BEGIN Dataset entries
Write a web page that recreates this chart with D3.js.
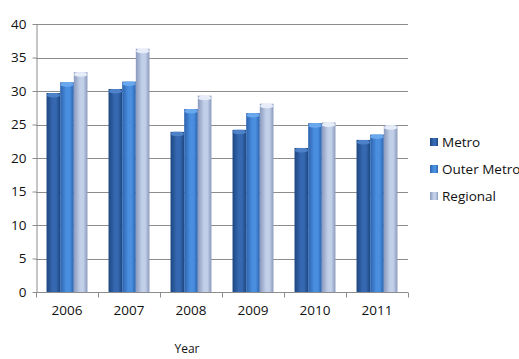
<!DOCTYPE html>
<meta charset="utf-8">
<style>
body { margin: 0; background: #fff; }
text { font-family: "Open Sans", "Liberation Sans", sans-serif; fill: #111; }
.grid line { stroke: #8c8c8c; stroke-width: 1; }
.axis path, .axis line { stroke: #8c8c8c; }
</style>
<svg width="519" height="359"></svg>
<script src="https://cdn.jsdelivr.net/npm/d3@7"></script>
<script>

var years = ["2006", "2007", "2008", "2009", "2010", "2011"];
var seriesNames = ["Metro", "Outer Metro", "Regional"];
var metro = [29.7, 30.3, 23.9, 24.2, 21.5, 22.7];
var outerMetro = [31.3, 31.4, 27.3, 26.7, 25.2, 23.5];
var regional = [32.8, 36.3, 29.3, 28.1, 25.3, 24.9];
var yTicks = [0, 5, 10, 15, 20, 25, 30, 35, 40];

// edge / mid / cap colours per series
var shades = [
  { edge: "#1d4680", mid: "#3568b0", cap: "#4d82c8" },
  { edge: "#2c63ad", mid: "#4a8ee0", cap: "#6aa8ee" },
  { edge: "#8a99bd", mid: "#c2cfe8", cap: "#e6edf8" }
];

var svg = d3.select("svg");
var margin = { left: 36, right: 111, top: 24, bottom: 67 };
var width = 519 - margin.left - margin.right,
    height = 359 - margin.top - margin.bottom;

var g = svg.append("g").attr("transform", "translate(" + margin.left + "," + margin.top + ")");

var x0 = d3.scaleBand().domain(years).range([0, width]).paddingInner(0.34).paddingOuter(0.17);
var x1 = d3.scaleBand().domain(seriesNames).range([0, x0.bandwidth()]);
var y = d3.scaleLinear().domain([0, 40]).range([height, 0]);

var defs = svg.append("defs");
shades.forEach(function(s, i) {
  var grad = defs.append("linearGradient").attr("id", "bar" + i)
      .attr("x1", "0%").attr("x2", "100%").attr("y1", "0%").attr("y2", "0%");
  grad.append("stop").attr("offset", "0%").attr("stop-color", s.edge);
  grad.append("stop").attr("offset", "45%").attr("stop-color", s.mid);
  grad.append("stop").attr("offset", "70%").attr("stop-color", s.mid);
  grad.append("stop").attr("offset", "100%").attr("stop-color", s.edge);
});

// gridlines
g.append("g").attr("class", "grid")
  .selectAll("line").data(yTicks.slice(1)).enter().append("line")
    .attr("x1", 0).attr("x2", width)
    .attr("y1", function(d) { return Math.round(y(d)) + 0.5; })
    .attr("y2", function(d) { return Math.round(y(d)) + 0.5; });

// y axis
var yAxis = g.append("g").attr("class", "axis")
  .attr("transform", "translate(0.5,0)")
  .call(d3.axisLeft(y).tickValues(yTicks).tickSize(4).tickSizeOuter(0).tickPadding(6));
yAxis.selectAll("text").style("font-size", "13.5px");

// x axis
var xAxis = g.append("g").attr("class", "axis")
  .attr("transform", "translate(0," + (Math.round(height) + 0.5) + ")")
  .call(d3.axisBottom(x0).tickSize(0).tickPadding(13));
xAxis.select(".domain").attr("d", "M0,0H" + width);
xAxis.selectAll("text").style("font-size", "13.5px");
xAxis.selectAll(".sep").data(d3.range(years.length + 1)).enter().append("line")
  .attr("class", "sep")
  .attr("x1", function(i) { return Math.round(i * width / years.length) + 0.5; })
  .attr("x2", function(i) { return Math.round(i * width / years.length) + 0.5; })
  .attr("y1", 0).attr("y2", 5);

var rows = years.map(function(yr, i) {
  return { year: yr, values: [metro[i], outerMetro[i], regional[i]] };
});

var groups = g.selectAll(".grp").data(rows).enter().append("g")
  .attr("class", "grp")
  .attr("transform", function(d) { return "translate(" + x0(d.year) + ",0)"; });

var bars = groups.selectAll(".bar").data(function(d) {
  return d.values.map(function(v, k) { return { k: k, v: v }; });
}).enter().append("g").attr("class", "bar");

bars.append("rect")
  .attr("x", function(d) { return x1(seriesNames[d.k]); })
  .attr("width", x1.bandwidth())
  .attr("y", function(d) { return y(d.v); })
  .attr("height", function(d) { return height - y(d.v); })
  .attr("fill", function(d) { return "url(#bar" + d.k + ")"; });

// top bevel cap
bars.append("path")
  .attr("d", function(d) {
    var bx = x1(seriesNames[d.k]), bw = x1.bandwidth(), by = y(d.v);
    return "M" + bx + "," + (by + 3) + "Q" + (bx + 1) + "," + by + " " + (bx + 3) + "," + by +
      "H" + (bx + bw - 3) + "Q" + (bx + bw - 1) + "," + by + " " + (bx + bw) + "," + (by + 3) +
      "Q" + (bx + bw / 2) + "," + (by + 6) + " " + bx + "," + (by + 3) + "Z";
  })
  .attr("fill", function(d) { return shades[d.k].cap; });

// legend
var legend = svg.append("g").attr("transform", "translate(430,0)");
var li = legend.selectAll("g").data(seriesNames).enter().append("g")
  .attr("transform", function(d, i) { return "translate(0," + (142 + i * 27) + ")"; });
li.append("rect").attr("x", 0).attr("y", -4).attr("width", 8).attr("height", 8)
  .attr("fill", function(d, i) { return "url(#bar" + i + ")"; });
li.append("text").attr("x", 12).attr("y", 0).attr("dy", "0.35em")
  .style("font-size", "13.5px").text(function(d) { return d; });

// axis title
svg.append("text").attr("x", 187).attr("y", 353).attr("text-anchor", "middle")
  .style("font-size", "12px").text("Year");

</script>
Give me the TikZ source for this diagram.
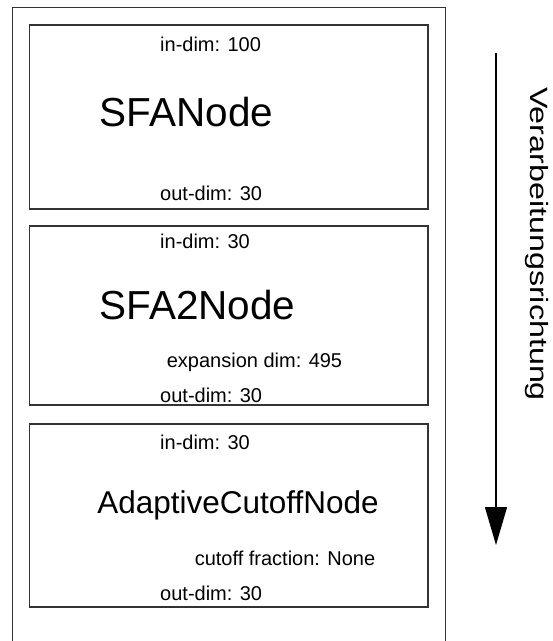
END Dataset entries
Given instruction - Reproduce the data verbatim. Do not carry any picture into the copy.

Answer to the problem -
Write a web page that recreates this chart with D3.js.
<!DOCTYPE html>
<meta charset="utf-8">
<style>
body { margin: 0; background: #fff; }
text { font-family: "Open Sans", "Liberation Sans", sans-serif; fill: #111; }
.grid line { stroke: #8c8c8c; stroke-width: 1; }
.axis path, .axis line { stroke: #8c8c8c; }
</style>
<svg width="519" height="359"></svg>
<script src="https://cdn.jsdelivr.net/npm/d3@7"></script>
<script>

var years = ["2006", "2007", "2008", "2009", "2010", "2011"];
var seriesNames = ["Metro", "Outer Metro", "Regional"];
var metro = [29.7, 30.3, 23.9, 24.2, 21.5, 22.7];
var outerMetro = [31.3, 31.4, 27.3, 26.7, 25.2, 23.5];
var regional = [32.8, 36.3, 29.3, 28.1, 25.3, 24.9];
var yTicks = [0, 5, 10, 15, 20, 25, 30, 35, 40];

// edge / mid / cap colours per series
var shades = [
  { edge: "#1d4680", mid: "#3568b0", cap: "#4d82c8" },
  { edge: "#2c63ad", mid: "#4a8ee0", cap: "#6aa8ee" },
  { edge: "#8a99bd", mid: "#c2cfe8", cap: "#e6edf8" }
];

var svg = d3.select("svg");
var margin = { left: 36, right: 111, top: 24, bottom: 67 };
var width = 519 - margin.left - margin.right,
    height = 359 - margin.top - margin.bottom;

var g = svg.append("g").attr("transform", "translate(" + margin.left + "," + margin.top + ")");

var x0 = d3.scaleBand().domain(years).range([0, width]).paddingInner(0.34).paddingOuter(0.17);
var x1 = d3.scaleBand().domain(seriesNames).range([0, x0.bandwidth()]);
var y = d3.scaleLinear().domain([0, 40]).range([height, 0]);

var defs = svg.append("defs");
shades.forEach(function(s, i) {
  var grad = defs.append("linearGradient").attr("id", "bar" + i)
      .attr("x1", "0%").attr("x2", "100%").attr("y1", "0%").attr("y2", "0%");
  grad.append("stop").attr("offset", "0%").attr("stop-color", s.edge);
  grad.append("stop").attr("offset", "45%").attr("stop-color", s.mid);
  grad.append("stop").attr("offset", "70%").attr("stop-color", s.mid);
  grad.append("stop").attr("offset", "100%").attr("stop-color", s.edge);
});

// gridlines
g.append("g").attr("class", "grid")
  .selectAll("line").data(yTicks.slice(1)).enter().append("line")
    .attr("x1", 0).attr("x2", width)
    .attr("y1", function(d) { return Math.round(y(d)) + 0.5; })
    .attr("y2", function(d) { return Math.round(y(d)) + 0.5; });

// y axis
var yAxis = g.append("g").attr("class", "axis")
  .attr("transform", "translate(0.5,0)")
  .call(d3.axisLeft(y).tickValues(yTicks).tickSize(4).tickSizeOuter(0).tickPadding(6));
yAxis.selectAll("text").style("font-size", "13.5px");

// x axis
var xAxis = g.append("g").attr("class", "axis")
  .attr("transform", "translate(0," + (Math.round(height) + 0.5) + ")")
  .call(d3.axisBottom(x0).tickSize(0).tickPadding(13));
xAxis.select(".domain").attr("d", "M0,0H" + width);
xAxis.selectAll("text").style("font-size", "13.5px");
xAxis.selectAll(".sep").data(d3.range(years.length + 1)).enter().append("line")
  .attr("class", "sep")
  .attr("x1", function(i) { return Math.round(i * width / years.length) + 0.5; })
  .attr("x2", function(i) { return Math.round(i * width / years.length) + 0.5; })
  .attr("y1", 0).attr("y2", 5);

var rows = years.map(function(yr, i) {
  return { year: yr, values: [metro[i], outerMetro[i], regional[i]] };
});

var groups = g.selectAll(".grp").data(rows).enter().append("g")
  .attr("class", "grp")
  .attr("transform", function(d) { return "translate(" + x0(d.year) + ",0)"; });

var bars = groups.selectAll(".bar").data(function(d) {
  return d.values.map(function(v, k) { return { k: k, v: v }; });
}).enter().append("g").attr("class", "bar");

bars.append("rect")
  .attr("x", function(d) { return x1(seriesNames[d.k]); })
  .attr("width", x1.bandwidth())
  .attr("y", function(d) { return y(d.v); })
  .attr("height", function(d) { return height - y(d.v); })
  .attr("fill", function(d) { return "url(#bar" + d.k + ")"; });

// top bevel cap
bars.append("path")
  .attr("d", function(d) {
    var bx = x1(seriesNames[d.k]), bw = x1.bandwidth(), by = y(d.v);
    return "M" + bx + "," + (by + 3) + "Q" + (bx + 1) + "," + by + " " + (bx + 3) + "," + by +
      "H" + (bx + bw - 3) + "Q" + (bx + bw - 1) + "," + by + " " + (bx + bw) + "," + (by + 3) +
      "Q" + (bx + bw / 2) + "," + (by + 6) + " " + bx + "," + (by + 3) + "Z";
  })
  .attr("fill", function(d) { return shades[d.k].cap; });

// legend
var legend = svg.append("g").attr("transform", "translate(430,0)");
var li = legend.selectAll("g").data(seriesNames).enter().append("g")
  .attr("transform", function(d, i) { return "translate(0," + (142 + i * 27) + ")"; });
li.append("rect").attr("x", 0).attr("y", -4).attr("width", 8).attr("height", 8)
  .attr("fill", function(d, i) { return "url(#bar" + i + ")"; });
li.append("text").attr("x", 12).attr("y", 0).attr("dy", "0.35em")
  .style("font-size", "13.5px").text(function(d) { return d; });

// axis title
svg.append("text").attr("x", 187).attr("y", 353).attr("text-anchor", "middle")
  .style("font-size", "12px").text("Year");

</script>
Give me the TikZ source for this diagram.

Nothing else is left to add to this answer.